Esses dados separados podem não ter muito nexo. Contudo se analisados juntos, fazem todo o sentido, já que há uma pressão muito maior sobre as atuais gerações para que elas consigam se afirmar e obter sucesso dentro dos parâmetros estabelecidos pela sociedade, pautada, evidentemente, pelo consumismo e espetacularização de bens que afirmam a magnificência do mundo líquido moderno.
Com isso, na medida em que o “sucesso” não é atingido, uma vez que nem todos possuem os “pré-requisitos” necessários para adentrar no oásis de prazer da sociedade de consumo, nem os “talentos” necessários para agradar as plateias do espetáculo permanente que é a nossa sociedade, passa-se a ter sujeitos frustrados, insatisfeitos e desindividualizados, que ao mesmo tempo que não conseguem se encaixar no mundo, não conseguem reconhecer a si próprios.
Em outras palavras, não há espaço para todos brilharem e/ou nem todos querem, de fato, “brilhar”. Logo, muitos acabam ficando no meio do caminho, entre ser um sujeito individual, mas desencaixado; ou ser um sujeito despersonalizado, porém ajustado. O preço cobrado por sair de um lugar, mas não chegar a outro, é ficar perdido: da sociedade e, sobretudo, de si mesmo. Ponto em que dificilmente há retorno, como se uma prisão se apossasse da vida do sujeito e o impedisse de prosseguir, ou pior, de enxergar o caminho de retorno ao seu eu. Longe do mundo e perdido de si, viver ou morrer passam a ser sinônimos perfeitos.
Apesar desses casos serem, aparentemente, mais graves, não se deve entender que renunciar à própria individualidade em favor do cumprimento de protocolos sociais seja algo saudável ou normal. Pelo contrário, é no enquadramento, na subserviência às regras de uma sociedade que se apresenta em um temível estado patológico que reside o âmago do problema, pois é por meio da conversão de novas ovelhas que a “igreja” expande o seu rebanho e, consequentemente, o seu poder.
No entanto, há de se entender também, que é extremamente difícil escapar de um modus operandi que atinge profundamente a nossa psique e faz com que nós mesmos sejamos os nossos vigilantes e punidores. Mesmo entre pessoas que são esclarecidas e que procuram reafirmar a sua condição de sujeitos humanos, há a ação impositiva das normas de conduta social, de tal maneira que estando em sociedade, é impossível não ser atingido por alguns dos incontáveis sustentáculos do nosso admirável mundo novo.

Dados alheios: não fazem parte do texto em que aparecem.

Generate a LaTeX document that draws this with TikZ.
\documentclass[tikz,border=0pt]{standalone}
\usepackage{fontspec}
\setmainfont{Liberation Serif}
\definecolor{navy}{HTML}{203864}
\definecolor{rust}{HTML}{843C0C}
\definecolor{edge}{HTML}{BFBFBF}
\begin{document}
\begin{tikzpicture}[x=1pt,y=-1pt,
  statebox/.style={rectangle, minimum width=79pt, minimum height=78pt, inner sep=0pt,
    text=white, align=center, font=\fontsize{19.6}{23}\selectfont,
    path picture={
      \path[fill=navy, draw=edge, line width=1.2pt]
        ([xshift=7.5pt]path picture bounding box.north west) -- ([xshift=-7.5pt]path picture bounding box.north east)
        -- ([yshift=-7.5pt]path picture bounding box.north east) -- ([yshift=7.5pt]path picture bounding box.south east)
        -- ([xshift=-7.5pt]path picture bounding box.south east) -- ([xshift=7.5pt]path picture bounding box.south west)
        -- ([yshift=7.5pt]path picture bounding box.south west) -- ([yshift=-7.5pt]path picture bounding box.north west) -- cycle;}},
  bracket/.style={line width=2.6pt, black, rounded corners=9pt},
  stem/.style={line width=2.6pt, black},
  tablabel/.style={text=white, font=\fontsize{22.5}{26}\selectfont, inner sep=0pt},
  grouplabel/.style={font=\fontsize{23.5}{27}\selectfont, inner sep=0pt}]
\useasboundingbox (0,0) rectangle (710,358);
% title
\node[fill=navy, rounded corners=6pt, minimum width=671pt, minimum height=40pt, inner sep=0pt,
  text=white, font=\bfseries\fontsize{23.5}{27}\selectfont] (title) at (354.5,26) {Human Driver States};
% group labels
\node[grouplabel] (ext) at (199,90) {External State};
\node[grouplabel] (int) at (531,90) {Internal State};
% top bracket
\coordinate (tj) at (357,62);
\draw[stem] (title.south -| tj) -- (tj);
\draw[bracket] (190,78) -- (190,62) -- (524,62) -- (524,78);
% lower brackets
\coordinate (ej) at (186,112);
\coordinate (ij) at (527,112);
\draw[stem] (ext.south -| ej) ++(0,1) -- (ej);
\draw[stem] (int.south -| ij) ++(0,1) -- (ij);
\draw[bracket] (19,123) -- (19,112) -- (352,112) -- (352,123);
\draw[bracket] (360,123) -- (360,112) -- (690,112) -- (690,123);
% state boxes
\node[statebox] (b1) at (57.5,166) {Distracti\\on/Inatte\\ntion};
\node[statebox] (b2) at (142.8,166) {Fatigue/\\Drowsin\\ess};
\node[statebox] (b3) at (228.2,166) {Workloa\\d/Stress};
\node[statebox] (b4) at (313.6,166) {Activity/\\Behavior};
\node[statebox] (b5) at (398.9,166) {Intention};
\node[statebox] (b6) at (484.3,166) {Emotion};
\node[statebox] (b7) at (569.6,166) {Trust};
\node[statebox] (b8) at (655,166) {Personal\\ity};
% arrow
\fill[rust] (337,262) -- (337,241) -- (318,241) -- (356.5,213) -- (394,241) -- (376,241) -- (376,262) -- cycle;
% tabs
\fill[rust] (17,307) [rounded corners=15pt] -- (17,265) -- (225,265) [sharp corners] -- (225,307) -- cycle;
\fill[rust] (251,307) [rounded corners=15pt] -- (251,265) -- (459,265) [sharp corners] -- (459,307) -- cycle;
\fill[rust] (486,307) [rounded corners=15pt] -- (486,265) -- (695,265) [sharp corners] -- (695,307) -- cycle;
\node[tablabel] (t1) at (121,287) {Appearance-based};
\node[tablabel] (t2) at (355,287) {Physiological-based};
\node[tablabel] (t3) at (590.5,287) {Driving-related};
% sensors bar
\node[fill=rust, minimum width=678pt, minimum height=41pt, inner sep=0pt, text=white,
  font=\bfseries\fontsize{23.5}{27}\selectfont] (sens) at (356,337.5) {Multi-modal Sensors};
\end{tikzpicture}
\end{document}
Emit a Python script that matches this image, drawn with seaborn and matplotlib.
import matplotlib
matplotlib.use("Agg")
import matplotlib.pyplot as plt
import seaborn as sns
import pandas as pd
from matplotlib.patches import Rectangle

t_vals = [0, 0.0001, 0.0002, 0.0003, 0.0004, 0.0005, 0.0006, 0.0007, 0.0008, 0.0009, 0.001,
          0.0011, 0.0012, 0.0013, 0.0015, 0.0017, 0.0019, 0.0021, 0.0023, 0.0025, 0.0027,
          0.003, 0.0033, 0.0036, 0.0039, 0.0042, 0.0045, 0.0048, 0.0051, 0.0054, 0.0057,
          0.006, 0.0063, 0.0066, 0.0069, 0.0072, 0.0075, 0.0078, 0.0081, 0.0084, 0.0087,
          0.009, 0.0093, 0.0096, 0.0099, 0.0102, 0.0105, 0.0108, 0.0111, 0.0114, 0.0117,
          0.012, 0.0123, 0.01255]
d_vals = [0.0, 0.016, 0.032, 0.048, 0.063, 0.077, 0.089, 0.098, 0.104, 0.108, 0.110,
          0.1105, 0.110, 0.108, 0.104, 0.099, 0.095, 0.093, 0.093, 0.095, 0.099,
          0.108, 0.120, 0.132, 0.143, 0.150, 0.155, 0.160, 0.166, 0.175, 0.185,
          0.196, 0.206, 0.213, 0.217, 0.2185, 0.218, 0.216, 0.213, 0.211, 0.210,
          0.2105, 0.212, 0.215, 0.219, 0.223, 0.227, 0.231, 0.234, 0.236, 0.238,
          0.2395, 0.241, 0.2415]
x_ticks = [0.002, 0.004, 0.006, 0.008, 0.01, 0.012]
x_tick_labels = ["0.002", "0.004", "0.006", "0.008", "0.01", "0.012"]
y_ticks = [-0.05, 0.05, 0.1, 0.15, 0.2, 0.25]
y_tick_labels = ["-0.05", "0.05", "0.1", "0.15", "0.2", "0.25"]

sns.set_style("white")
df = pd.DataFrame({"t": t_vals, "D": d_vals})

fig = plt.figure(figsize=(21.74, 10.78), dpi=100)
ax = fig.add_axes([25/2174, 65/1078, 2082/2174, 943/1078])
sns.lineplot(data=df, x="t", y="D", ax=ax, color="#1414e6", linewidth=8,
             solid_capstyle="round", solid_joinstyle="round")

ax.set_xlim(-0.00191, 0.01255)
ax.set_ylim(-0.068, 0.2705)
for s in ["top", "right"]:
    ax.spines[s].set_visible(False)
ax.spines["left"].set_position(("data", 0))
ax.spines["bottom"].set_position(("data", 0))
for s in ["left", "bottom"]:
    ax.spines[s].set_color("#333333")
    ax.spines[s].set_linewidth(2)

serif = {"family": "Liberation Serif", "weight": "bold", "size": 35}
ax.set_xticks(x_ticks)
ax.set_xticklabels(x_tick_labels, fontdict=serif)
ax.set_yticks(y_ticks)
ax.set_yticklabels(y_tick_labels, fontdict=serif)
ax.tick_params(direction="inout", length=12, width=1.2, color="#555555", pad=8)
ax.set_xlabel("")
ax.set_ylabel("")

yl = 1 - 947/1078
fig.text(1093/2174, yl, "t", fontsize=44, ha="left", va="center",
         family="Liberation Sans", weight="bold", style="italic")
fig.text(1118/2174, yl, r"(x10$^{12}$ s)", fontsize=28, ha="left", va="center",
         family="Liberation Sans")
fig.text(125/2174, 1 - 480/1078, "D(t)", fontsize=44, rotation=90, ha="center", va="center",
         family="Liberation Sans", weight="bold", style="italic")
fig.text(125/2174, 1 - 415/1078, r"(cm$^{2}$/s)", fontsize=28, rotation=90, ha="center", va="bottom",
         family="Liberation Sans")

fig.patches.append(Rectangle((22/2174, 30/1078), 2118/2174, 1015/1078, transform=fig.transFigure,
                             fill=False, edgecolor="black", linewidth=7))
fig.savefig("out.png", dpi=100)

Para os que conseguem enxergar as cordas, há sempre um atalho que permite o retorno ao seu eu e o exercício da sua subjetividade. Para os que não enxergam ou enxergam parcial e vagarosamente, a conta chega: mais hora, menos hora, de forma transitória ou definitiva. O número crescente e alarmante de pessoas com depressão, ansiedade, síndrome do pânico e, por consequência, de consumo de antidepressivos, ansiolíticos, álcool, drogas e de suicídios, como o ponto final de desesperança, perda de si e de desencaixe no mundo, não aponta outro caminho.
É urgente repensar o nosso mundo e declarar a ironia de uma sociedade que transveste o fracasso em uma roupa de sucesso e que ao criar a ilusão de uma sociedade de indivíduos, criou uma sociedade de massa, uniforme e prisioneira em um reino de ignorância, indiferença, egoísmo e apatia, em que todos, em alguma medida, vivem de forma mecânica, anônima, invisível e solitária, distantes de si, distantes do mundo, chorando as lágrimas escassas de quem não acredita mais no choro.

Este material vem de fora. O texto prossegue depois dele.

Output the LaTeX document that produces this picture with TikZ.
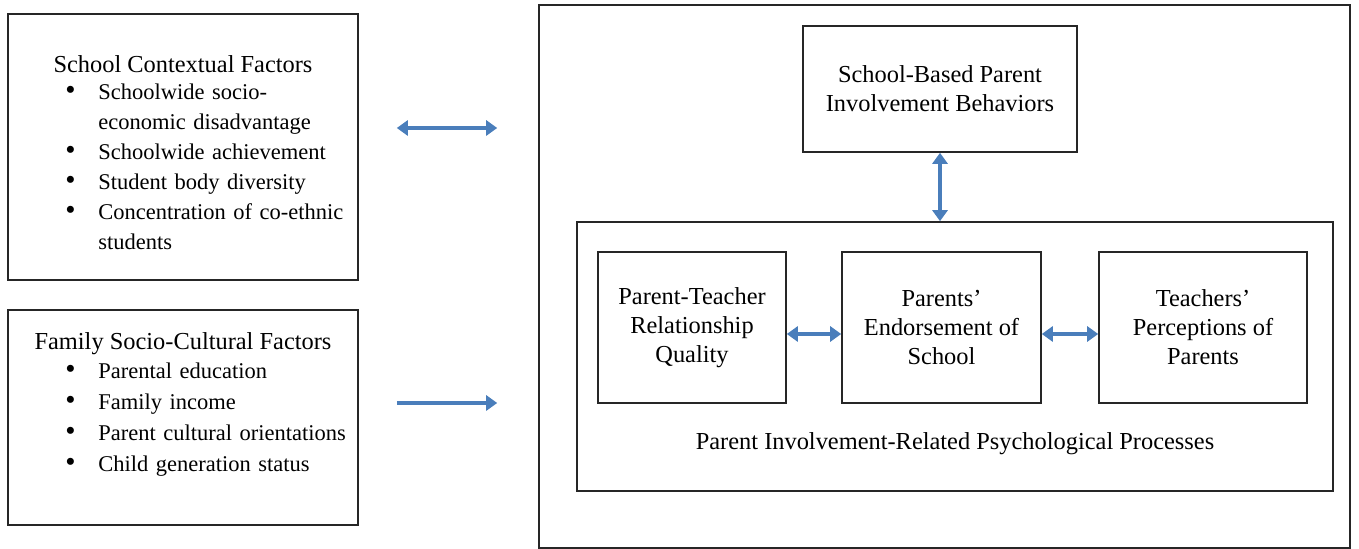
\documentclass[tikz,border=0pt]{standalone}
\usepackage{fontspec}
\setmainfont{Liberation Serif}
\usetikzlibrary{arrows.meta}
\usetikzlibrary{positioning}
\usetikzlibrary{calc}

\definecolor{arrowblue}{RGB}{74,126,187}
\tikzset{
  frame/.style={draw=black!85, line width=0.8pt, inner sep=0pt},
  boxtext/.style={align=center, font=\fontsize{12.2pt}{14.5pt}\selectfont},
  headtext/.style={font=\fontsize{12.2pt}{14.5pt}\selectfont, inner sep=0pt, anchor=base},
  listtext/.style={text width=150pt, align=left, inner sep=0pt, anchor=base west,
    font=\fontsize{11.25pt}{15pt}\selectfont},
  duallink/.style={draw=arrowblue, line width=2pt,
    {Triangle[length=5.5pt,width=7.5pt]}-{Triangle[length=5.5pt,width=7.5pt]}},
  link/.style={draw=arrowblue, line width=2pt, -{Triangle[length=5.5pt,width=7.5pt]}},
}
\newcommand{\bul}[1]{\hangindent=16.5pt\hangafter=1\noindent\makebox[16.5pt][l]{\scalebox{1.3}{\textbullet}}#1\par}

\begin{document}
\begin{tikzpicture}[x=0.5pt,y=-0.5pt]
\useasboundingbox (0,0) rectangle (1359,549);

% left column
\node[frame, minimum width=175pt, minimum height=133pt] (school) at (183,147) {};
\node[headtext] (schoolhead) at (183,73) {School Contextual Factors};
\node[listtext] (schoollist) at (65,100) {%
  \bul{Schoolwide socio-\newline economic disadvantage}
  \bul{Schoolwide achievement}
  \bul{Student body diversity}
  \bul{Concentration of co-ethnic\newline students}};

\node[frame, minimum width=175pt, minimum height=107.5pt] (family) at (183,417.5) {};
\node[headtext] (familyhead) at (183,350) {Family Socio-Cultural Factors};
\node[listtext, font=\fontsize{11.25pt}{15.5pt}\selectfont] (familylist) at (65,379) {%
  \bul{Parental education}
  \bul{Family income}
  \bul{Parent cultural orientations}
  \bul{Child generation status}};

% right side
\node[frame, minimum width=405.5pt, minimum height=271.5pt] (model) at (944.5,276.5) {};
\node[frame, boxtext, minimum width=137pt, minimum height=63pt] (behav) at (940,89)
  {School-Based Parent\\Involvement Behaviors};
\node[frame, minimum width=378pt, minimum height=134.5pt] (process) at (955,356.5) {};
\node[frame, boxtext, minimum width=94pt, minimum height=75.5pt] (ptrel) at (692,327.5)
  {Parent-Teacher\\Relationship\\Quality};
\node[frame, boxtext, minimum width=99.5pt, minimum height=75.5pt] (endorse) at (941.5,327.5)
  {Parents'\\Endorsement of\\School};
\node[frame, boxtext, minimum width=104pt, minimum height=75.5pt] (perceive) at (1203,327.5)
  {Teachers'\\Perceptions of\\Parents};
\node[headtext] (processhead) at (955,450) {Parent Involvement-Related Psychological Processes};

% arrows
\coordinate (schoolout) at ([shift={(38,-19)}]school.east);
\coordinate (familyout) at ([shift={(38,-14.5)}]family.east);
\draw[duallink, shorten >=20.5pt] (schoolout) -- (schoolout -| model.west);
\draw[link, shorten >=20.5pt] (familyout) -- (familyout -| model.west);
\draw[duallink] (behav.south) -- (behav.south |- process.north);
\draw[duallink] ([yshift=-3.25pt]ptrel.east) -- ([yshift=-3.25pt]endorse.west);
\draw[duallink] ([yshift=-3.25pt]endorse.east) -- ([yshift=-3.25pt]perceive.west);
\end{tikzpicture}
\end{document}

O nosso admirável mundo líquido com todo o seu “progresso” tem nos deixado tristes, sozinhos, frios, inseguros, perdidos, ansiosos. Desesperados para preencher o vazio que nos aflige, que nos atormenta, que não nos deixa dormir, que invade os nossos sonhos e os transforma em pesadelos, que nos torna insignificantes e as nossas vidas sem nenhum sentido, a não ser correr e ter.

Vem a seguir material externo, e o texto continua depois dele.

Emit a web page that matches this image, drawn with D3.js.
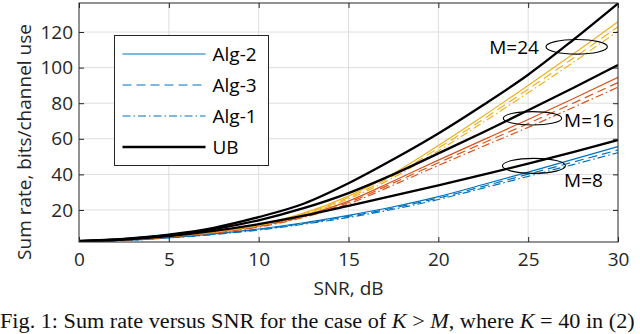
<!DOCTYPE html>
<html>
<head>
<meta charset="utf-8">
<script src="https://cdn.jsdelivr.net/npm/d3@7"></script>
<style>
  body { margin: 0; background: #fff; }
  svg { display: block; font-family: "Open Sans", sans-serif; }
</style>
</head>
<body>
<div id="chart"></div>
<script>
// data (SNR in dB, sum rate in bits/channel use)
const snr = [0, 2.5, 5, 7.5, 10, 12.5, 15, 17.5, 20, 22.5, 25, 27.5, 30];

const ub8  = [2.4, 3.4, 5.3, 8.2, 12.0, 16.8, 22.3, 28.0, 33.8, 39.8, 46.0, 52.5, 59.3];
const ub16 = [2.5, 3.6, 5.8, 9.2, 14.2, 21.0, 29.5, 40.0, 51.8, 63.7, 76.0, 88.5, 101.5];
const ub24 = [2.6, 3.8, 6.2, 10.0, 16.0, 23.5, 35.0, 48.5, 63.0, 79.0, 96.0, 115.5, 136.0];

// M=8 (blue)
const alg2M8 = [2.2, 3.0, 4.5, 6.6, 9.3, 12.8, 17.0, 21.8, 27.5, 34.3, 41.3, 48.4, 55.6];
const alg3M8 = [2.15, 2.9, 4.4, 6.4, 9.0, 12.4, 16.4, 21.1, 26.7, 33.3, 40.1, 46.9, 53.7];
const alg1M8 = [2.1, 2.85, 4.3, 6.2, 8.7, 12.0, 15.8, 20.4, 25.9, 32.3, 38.9, 45.5, 52.2];

// M=16 (orange)
const alg2M16 = [2.3, 3.2, 4.9, 7.4, 11.0, 16.8, 25.0, 36.3, 48.0, 59.4, 70.8, 82.5, 94.5];
const alg3M16 = [2.25, 3.15, 4.8, 7.2, 10.7, 16.3, 24.2, 35.2, 46.5, 57.6, 68.6, 80.0, 91.6];
const alg1M16 = [2.2, 3.1, 4.7, 7.0, 10.4, 15.8, 23.4, 34.0, 45.0, 55.8, 66.4, 77.6, 89.0];

// M=24 (yellow)
const alg2M24 = [2.4, 3.4, 5.2, 7.9, 11.8, 18.2, 27.8, 40.5, 56.2, 72.8, 90.0, 107.6, 125.8];
const alg3M24 = [2.35, 3.3, 5.1, 7.7, 11.5, 17.7, 27.0, 39.3, 54.7, 71.0, 87.9, 105.2, 123.0];
const alg1M24 = [2.3, 3.25, 5.0, 7.5, 11.2, 17.2, 26.2, 38.2, 53.2, 69.3, 85.9, 102.9, 120.5];

const xTicks = [0, 5, 10, 15, 20, 25, 30];
const yTicks = [20, 40, 60, 80, 100, 120];
const legendNames = ["Alg-2", "Alg-3", "Alg-1", "UB"];

// annotation positions in data units
const groupLabels = [
  { text: "M=24", snr: 25.6, rate: 107.6, anchor: "end", ex: 27.7, ey: 111.7, rx: 30.7, ry: 7.3 },
  { text: "M=16", snr: 27.0, rate: 66.5, anchor: "start", ex: 25.24, ey: 71.5, rx: 29.2, ry: 6.7 },
  { text: "M=8", snr: 27.0, rate: 33.1, anchor: "start", ex: 25.32, ey: 44.8, rx: 31.5, ry: 7.5 }
];

const width = 640;
const height = 334;
const margin = { top: 3, right: 22, bottom: 92, left: 79 };
const axisColor = "#262626";
const blue = "#0072BD", orange = "#D95319", yellow = "#EDB120";
const dashes = { solid: null, dashed: "9,5", dashdot: "8,3,1.5,3" };

const series = [
  { vals: alg2M8, color: blue, dash: dashes.solid },
  { vals: alg3M8, color: blue, dash: dashes.dashed },
  { vals: alg1M8, color: blue, dash: dashes.dashdot },
  { vals: alg2M16, color: orange, dash: dashes.solid },
  { vals: alg3M16, color: orange, dash: dashes.dashed },
  { vals: alg1M16, color: orange, dash: dashes.dashdot },
  { vals: alg2M24, color: yellow, dash: dashes.solid },
  { vals: alg3M24, color: yellow, dash: dashes.dashed },
  { vals: alg1M24, color: yellow, dash: dashes.dashdot },
  { vals: ub8, color: "#000", dash: null, ub: true },
  { vals: ub16, color: "#000", dash: null, ub: true },
  { vals: ub24, color: "#000", dash: null, ub: true }
];

const svg = d3.select("#chart")
  .append("svg")
  .attr("width", width)
  .attr("height", height);

const x = d3.scaleLinear()
  .domain([0, 30])
  .range([margin.left, width - margin.right]);

const y = d3.scaleLinear()
  .domain([2, 136.3])
  .range([height - margin.bottom, margin.top]);

// grid
svg.append("g")
  .selectAll("line")
  .data(xTicks.slice(1, -1))
  .join("line")
  .attr("x1", d => x(d)).attr("x2", d => x(d))
  .attr("y1", y.range()[0]).attr("y2", y.range()[1])
  .attr("stroke", "#dedede").attr("stroke-width", 1);

svg.append("g")
  .selectAll("line")
  .data(yTicks)
  .join("line")
  .attr("x1", x.range()[0]).attr("x2", x.range()[1])
  .attr("y1", d => y(d)).attr("y2", d => y(d))
  .attr("stroke", "#dedede").attr("stroke-width", 1);

// curves
svg.append("clipPath").attr("id", "plotclip")
  .append("rect")
  .attr("x", x.range()[0]).attr("y", y.range()[1])
  .attr("width", x.range()[1] - x.range()[0])
  .attr("height", y.range()[0] - y.range()[1]);

const line = d3.line()
  .x((d, i) => x(snr[i]))
  .y(d => y(d))
  .curve(d3.curveMonotoneX);

svg.append("g")
  .attr("clip-path", "url(#plotclip)")
  .selectAll("path")
  .data(series)
  .join("path")
  .attr("d", d => line(d.vals))
  .attr("fill", "none")
  .attr("stroke", d => d.color)
  .attr("stroke-width", d => d.ub ? 2.3 : 1.2)
  .attr("stroke-dasharray", d => d.dash);

// axes (ticks inside, like matlab)
function styleAxis(g) {
  g.select(".domain").remove();
  g.selectAll(".tick line").attr("stroke", axisColor);
  g.selectAll(".tick text").attr("fill", axisColor).attr("font-size", "19px")
    .attr("font-family", "'Open Sans', sans-serif");
}

svg.append("g")
  .attr("transform", `translate(0, ${y.range()[0]})`)
  .call(d3.axisBottom(x).tickValues(xTicks).tickSizeInner(-5).tickSizeOuter(0).tickPadding(11))
  .call(styleAxis);

svg.append("g")
  .attr("transform", `translate(0, ${y.range()[1]})`)
  .call(d3.axisTop(x).tickValues(xTicks).tickSizeInner(-5).tickSizeOuter(0).tickFormat(""))
  .call(styleAxis);

svg.append("g")
  .attr("transform", `translate(${x.range()[0]}, 0)`)
  .call(d3.axisLeft(y).tickValues(yTicks).tickSizeInner(-5).tickSizeOuter(0).tickPadding(6))
  .call(styleAxis);

svg.append("g")
  .attr("transform", `translate(${x.range()[1]}, 0)`)
  .call(d3.axisRight(y).tickValues(yTicks).tickSizeInner(-5).tickSizeOuter(0).tickFormat(""))
  .call(styleAxis);

svg.append("rect")
  .attr("x", x.range()[0]).attr("y", y.range()[1])
  .attr("width", x.range()[1] - x.range()[0])
  .attr("height", y.range()[0] - y.range()[1])
  .attr("fill", "none")
  .attr("stroke", axisColor)
  .attr("stroke-width", 1);

// axis labels
svg.append("text")
  .attr("x", (x.range()[0] + x.range()[1]) / 2)
  .attr("y", 295)
  .attr("text-anchor", "middle")
  .attr("font-size", "19px")
  .attr("fill", axisColor)
  .text("SNR, dB");

svg.append("text")
  .attr("transform", "translate(31, 142) rotate(-90)")
  .attr("text-anchor", "middle")
  .attr("font-size", "19px")
  .attr("fill", axisColor)
  .text("Sum rate, bits/channel use");

// ellipses + group labels
const ann = svg.append("g");
ann.selectAll("ellipse")
  .data(groupLabels)
  .join("ellipse")
  .attr("cx", d => x(d.ex))
  .attr("cy", d => y(d.ey))
  .attr("rx", d => d.rx)
  .attr("ry", d => d.ry)
  .attr("fill", "none")
  .attr("stroke", "#000")
  .attr("stroke-width", 1.1);

ann.selectAll("text")
  .data(groupLabels)
  .join("text")
  .attr("x", d => x(d.snr))
  .attr("y", d => y(d.rate))
  .attr("text-anchor", d => d.anchor)
  .attr("font-size", "19px")
  .attr("fill", "#000")
  .text(d => d.text);

// legend
const legend = svg.append("g").attr("transform", "translate(114.5, 35.5)");
legend.append("rect")
  .attr("width", 154).attr("height", 130)
  .attr("fill", "#fff")
  .attr("stroke", axisColor)
  .attr("stroke-width", 1);

const legendItems = [
  { color: blue, dash: dashes.solid, w: 1.2 },
  { color: blue, dash: dashes.dashed, w: 1.2 },
  { color: blue, dash: dashes.dashdot, w: 1.2 },
  { color: "#000", dash: null, w: 2.3 }
];

const rows = legend.selectAll("g")
  .data(legendItems)
  .join("g")
  .attr("transform", (d, i) => `translate(0, ${18.5 + i * 31})`);

rows.append("line")
  .attr("x1", 8).attr("x2", 91)
  .attr("y1", 0).attr("y2", 0)
  .attr("stroke", d => d.color)
  .attr("stroke-width", d => d.w)
  .attr("stroke-dasharray", d => d.dash);

rows.append("text")
  .attr("x", 98)
  .attr("dy", "0.35em")
  .attr("font-size", "19px")
  .attr("fill", "#000")
  .text((d, i) => legendNames[i]);

// caption below the figure (the scan is a bit wider than plain Times)
const cap = svg.append("text")
  .attr("transform", "translate(0, 328) scale(1.112, 1)")
  .style("font-family", "'Liberation Serif', 'Times New Roman', serif")
  .attr("font-size", "20px")
  .attr("fill", "#111");
cap.append("tspan").text("Fig. 1: Sum rate versus SNR for the case of ");
cap.append("tspan").attr("font-style", "italic").text("K");
cap.append("tspan").text(" > ");
cap.append("tspan").attr("font-style", "italic").text("M");
cap.append("tspan").text(", where ");
cap.append("tspan").attr("font-style", "italic").text("K");
cap.append("tspan").text(" = 40 in (2)");
</script>
</body>
</html>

Estamos todos doentes e precisamos nos curar. Entretanto, a cura não está na sanidade de um mundo aparentemente são, mas completamente adoecido; e sim, na lou(cura) de ser a si mesmo e permitir que os outros também sejam, pois qualquer caminho que tomemos deve ter como destino o nosso ser, já que é somente permitindo que o que há de gente em nós queime, que o que há de gente no mundo poderá arder em chamas e iluminar os céus com a sua beleza.